Что ядовитая, и что смертельные, и что во Вьетнаме даже зубы нельзя чистить водой из-под крана, я вдосталь наслышался в Москве: и соответствующие официальные инструктажи были, и дружеские советы, справедливость которых я оценил на месте сразу же: тутошние голопузые мальчишки и те не решались окунуться ни в реку Хонгха, ни в огромное, посреди города, озеро. А Евтушенко сиганул не колеблясь. Поплавал, причем два или три раза с удовольствием нырнул, не спеша вышел, отфыркиваясь и раздвигая длинными руками змееподобные водоросли, по-собачьи встряхнул головой, светло улыбнулся нам и объявил, что вот теперь он свеж, как огурчик.

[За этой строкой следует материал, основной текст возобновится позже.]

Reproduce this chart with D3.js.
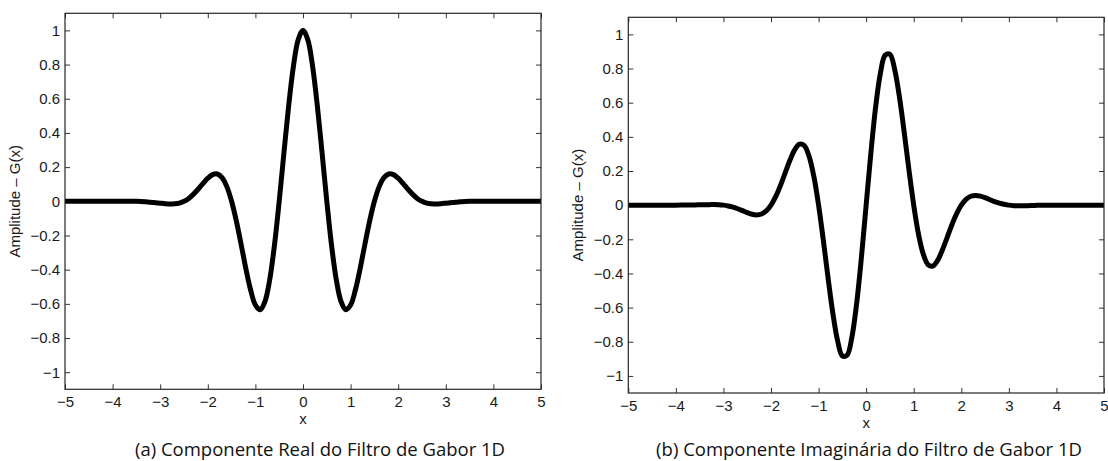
<!DOCTYPE html>
<html>
<head>
<meta charset="utf-8">
<script src="https://cdn.jsdelivr.net/npm/d3@7"></script>
<style>
	body { margin: 0; background: white; }
	svg { display: block; }
	.tick text { font-family: "Liberation Sans", Arial, sans-serif; font-size: 15px; fill: #1a1a1a; }
	.tick line { stroke: #333; }
	.axis-label { font-family: "Liberation Sans", Arial, sans-serif; font-size: 15px; fill: #1a1a1a; }
	.caption { font-family: "Open Sans", "Noto Sans", sans-serif; font-size: 18.5px; fill: #111; }
</style>
</head>
<body>
<svg id="chart" width="1108" height="461" viewBox="0 0 1108 461"></svg>
<script>

// sample positions along x
const X_VALUES = [-5, -4.5, -4, -3.6,
	-3.5, -3.4, -3.3, -3.2, -3.1, -3.0, -2.9, -2.8, -2.7, -2.6, -2.5, -2.4, -2.3, -2.2, -2.1, -2.0,
	-1.9, -1.8, -1.7, -1.6, -1.5, -1.4, -1.3, -1.2, -1.1, -1.0, -0.9, -0.8, -0.7, -0.6, -0.5, -0.4,
	-0.3, -0.2, -0.1, 0, 0.1, 0.2, 0.3, 0.4, 0.5, 0.6, 0.7, 0.8, 0.9, 1.0, 1.1, 1.2, 1.3, 1.4, 1.5,
	1.6, 1.7, 1.8, 1.9, 2.0, 2.1, 2.2, 2.3, 2.4, 2.5, 2.6, 2.7, 2.8, 2.9, 3.0, 3.1, 3.2, 3.3, 3.4, 3.5,
	3.6, 4, 4.5, 5];

// (a) real component
const REAL_VALUES = [0, 0, 0, 0,
	0, -0.001, -0.003, -0.005, -0.008, -0.011, -0.014, -0.016, -0.015, -0.011, 0, 0.017, 0.042, 0.072, 0.105, 0.135,
	0.156, 0.160, 0.139, 0.086, 0, -0.116, -0.252, -0.394, -0.519, -0.607, -0.634, -0.587, -0.460, -0.258, 0, 0.285,
	0.562, 0.793, 0.946, 1, 0.946, 0.793, 0.562, 0.285, 0, -0.258, -0.460, -0.587, -0.634, -0.607, -0.519, -0.394, -0.252, -0.116, 0,
	0.086, 0.139, 0.160, 0.156, 0.135, 0.105, 0.072, 0.042, 0.017, 0, -0.011, -0.015, -0.016, -0.014, -0.011, -0.008, -0.005, -0.003, -0.001, 0,
	0, 0, 0, 0];

// (b) imaginary component
const IMAG_VALUES = [0, 0, 0, 0.001,
	0.002, 0.003, 0.003, 0.004, 0.003, 0, -0.005, -0.012, -0.021, -0.032, -0.044, -0.053, -0.057, -0.052, -0.034, 0,
	0.051, 0.116, 0.191, 0.264, 0.325, 0.357, 0.348, 0.286, 0.169, 0, -0.206, -0.427, -0.633, -0.794, -0.883, -0.878,
	-0.773, -0.576, -0.307, 0, 0.307, 0.576, 0.773, 0.878, 0.883, 0.794, 0.633, 0.427, 0.206, 0, -0.169, -0.286, -0.348, -0.357, -0.325,
	-0.264, -0.191, -0.116, -0.051, 0, 0.034, 0.052, 0.057, 0.053, 0.044, 0.032, 0.021, 0.012, 0.005, 0, -0.003, -0.004, -0.003, -0.003, -0.002,
	-0.001, 0, 0, 0];

const X_TICKS = [-5, -4, -3, -2, -1, 0, 1, 2, 3, 4, 5];
const Y_TICKS = [-1, -0.8, -0.6, -0.4, -0.2, 0, 0.2, 0.4, 0.6, 0.8, 1];
const X_LABEL = 'x';
const Y_LABEL = 'Amplitude \u2013 G(x)';
const CAPTIONS = ['(a) Componente Real do Filtro de Gabor 1D', '(b) Componente Imaginária do Filtro de Gabor 1D'];

const svg = d3.select('#chart');

function drawPanel(box, values, caption) {
	const x_scale = d3.scaleLinear()
		.domain([-5, 5])
		.range([box.left, box.right]);

	const y_scale = d3.scaleLinear()
		.domain([-1.1, 1.1])
		.range([box.bottom, box.top]);

	const g = svg.append('g');
	const fmt = d3.format('.1~f');

	// MATLAB style inward ticks on all four sides
	g.append('g')
		.attr('transform', `translate(0,${box.bottom})`)
		.call(d3.axisBottom(x_scale).tickValues(X_TICKS).tickSizeInner(-5).tickSizeOuter(0).tickPadding(7).tickFormat(fmt))
		.call(a => a.select('.domain').remove());

	g.append('g')
		.attr('transform', `translate(0,${box.top})`)
		.call(d3.axisTop(x_scale).tickValues(X_TICKS).tickSizeInner(-5).tickSizeOuter(0).tickFormat(''))
		.call(a => a.select('.domain').remove());

	g.append('g')
		.attr('transform', `translate(${box.left},0)`)
		.call(d3.axisLeft(y_scale).tickValues(Y_TICKS).tickSizeInner(-5).tickSizeOuter(0).tickPadding(5).tickFormat(fmt))
		.call(a => a.select('.domain').remove());

	g.append('g')
		.attr('transform', `translate(${box.right},0)`)
		.call(d3.axisRight(y_scale).tickValues(Y_TICKS).tickSizeInner(-5).tickSizeOuter(0).tickFormat(''))
		.call(a => a.select('.domain').remove());

	// the curve
	const line = d3.line()
		.x((d, i) => x_scale(X_VALUES[i]))
		.y(d => y_scale(d))
		.curve(d3.curveCatmullRom.alpha(0.5));

	g.append('path')
		.datum(values)
		.attr('d', line)
		.attr('fill', 'none')
		.attr('stroke', '#000')
		.attr('stroke-width', 5)
		.attr('stroke-linejoin', 'round');

	// box
	g.append('rect')
		.attr('x', box.left)
		.attr('y', box.top)
		.attr('width', box.right - box.left)
		.attr('height', box.bottom - box.top)
		.attr('fill', 'none')
		.attr('stroke', '#262626')
		.attr('stroke-width', 1.2);

	g.append('text')
		.classed('axis-label', true)
		.attr('x', x_scale(0))
		.attr('y', box.bottom + 35)
		.attr('text-anchor', 'middle')
		.text(X_LABEL);

	g.append('text')
		.classed('axis-label', true)
		.attr('transform', `translate(${box.left - 45},${y_scale(0)}) rotate(-90)`)
		.attr('text-anchor', 'middle')
		.text(Y_LABEL);

	g.append('text')
		.classed('caption', true)
		.attr('x', box.caption_x)
		.attr('y', 456)
		.attr('text-anchor', 'middle')
		.text(caption);
}

drawPanel({left: 65, right: 541, top: 13.3, bottom: 389.3, caption_x: 320}, REAL_VALUES, CAPTIONS[0]);
drawPanel({left: 628.3, right: 1104, top: 17.3, bottom: 393, caption_x: 869}, IMAG_VALUES, CAPTIONS[1]);

</script>
</body>
</html>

В этом весь Евтушенко. Если уж ломать спички – то все. Если ораторствовать, угодив волею случая в председательское место, то за всех. Если писать пьесу, да еще о датчанах, которые почему-то превратились в евреев, – то для всех театров мира. Если составлять антологию русской поэзии, то за все века, а коль нельзя за все, то хотя бы за десять. И составил ведь, включив туда сотни талантливых русских стихотворцев, даже тех, кто его терпеть не мог, о чем он, конечно, знал, но – плевать! Было б у человека хотя бы одно хорошее стихотворение.

Следил и за прозой. Пристально и пристрастно следил – именно Евтушенко открыл Западу Юрия Казакова… А цикл его работ об Андрее Платонове! А восторженная, на газетную полосу, статья о Владимире Маканине, тогда еще отнюдь не увешанном литературными премиями! Многие ли сейчас помнят это?

Критик Евгений Сидоров, бывший ректор Литинститута, бывший министр культуры, автор первой и, по-моему, единственной на сегодняшний день книги о Евтушенко, весьма скромной по размеру, обмолвился в другой своей книге, куда более увесистой: «Стало модным топтать Евгения Евтушенко. В этой моде есть что-то подозрительное и нечестное. Стыдно, господа!».